Pre-eclampsia, affecting two to three per cent of all pregnancies, occurs when a mother's blood pressure rises to the hypertensive range, and excretion of protein in the urine becomes too high. It is estimated to be responsible for about 60000 deaths worldwide.
It is not known why some expectant mothers develop pre-eclampsia, although oxidative stress has been proposed to play a part. The role of antioxidants to reduce oxidative stress had been supported by a small clinical trial that linked vitamin C and E intake to fewer biomarkers for pre-eclampsia for predominantly low-risk participants.
The new placebo-controlled, randomized clinical trial, published in on-line in The Lancet (DOI:10.1016/S0140-6736(06)68434-1), reports the effect of vitamin C (1000 mg) and vitamin E (RRR alpha-tocopherol, 400 IU), or placebo, for 2410 pregnant women at high-risk of pre-eclampsia at from 14 to 22 weeks of gestation.
The Vitamins in Pre-eclampsia (VIP) trial found that, although oxidative stress does seem to associated with pre-eclampsia, the use of supplements did not affect the incidence, which affect 15 per cent of the supplemented group and 16 per cent of the placebo group.
The VIP trial, led by Professor Lucilla Poston from King's College London, reported that the antioxidant group gave birth to lower birthweight babies (28 per cent versus 24 per cent for the supplement and placebo groups, respectively).
"We do not know why supplementation with vitamin C and vitamin E to above physiological doses does not reduce the risk of pre-eclampsia, but increases the rate of low birthweight babies," wrote Poston.
"A detrimental effect on placental function is possible, given the lower birthweight.

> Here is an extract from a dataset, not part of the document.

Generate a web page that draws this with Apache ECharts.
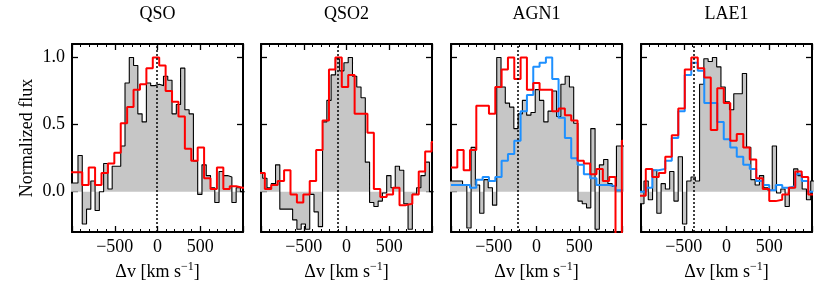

Direct effects on fetal growth also cannot be excluded."
On the other hand, Poston and her colleagues noted that higher plasma levels of vitamin C at the start of the study was related to heavier babies, which agreed with observations from a Korean study.
"There was however no evidence that taking the small doses of vitamins in pregnancy specific multivitamin preparations gave any cause for concern," stressed Poston.
It should also be stressed that expectant mothers, as well as all women of child-bearing age, should continue to eat folic acid-rich or fortified foods and/or take folic acid supplements to reduce the risk of neural tube defects.
In an accompanying editorial, Marshall Lindheimer from the University of Chicago and Baha Sibai from the University of Cincinnati, added some perspective to the data, saying: "VIP focused on high-risk patients, a popular approach because these populations manifest a high incidence of pre-eclampsia, with, more often, sever diseases.
However, such study populations are also heterogeneous (here they included women with diabetes, chronic hypertension, renal disease, obesity, and multiple births). The preventive intervention might affect the disease subgroups differently.
Thus, in pre-eclampsia, studies of nulliparous women remain the gold standard even if the trials are larger and more costly."
Lindheimer and Sibai also pointed out that antioxidant supplements in areas of developing nations where nutrient deficiencies are rife, may produce different results.
Mike Rich, chief executive of UK maternity charity, Action on Pre-eclampsia, which has been championing the research, said he was disappointed with the results.
"There are no really effective drugs or treatments and we had held out a great deal of hope for the use of vitamins. Unfortunately they have not been shown to be effective.
The impact of pre-eclampsia around the world is massice, with one woman estimated to die from it every six minutes. We need more research into the disorder and we would call on government to make sure that trials such as the VIP Trial are funded in the future so that we can make sure that interventions become available," said Rich.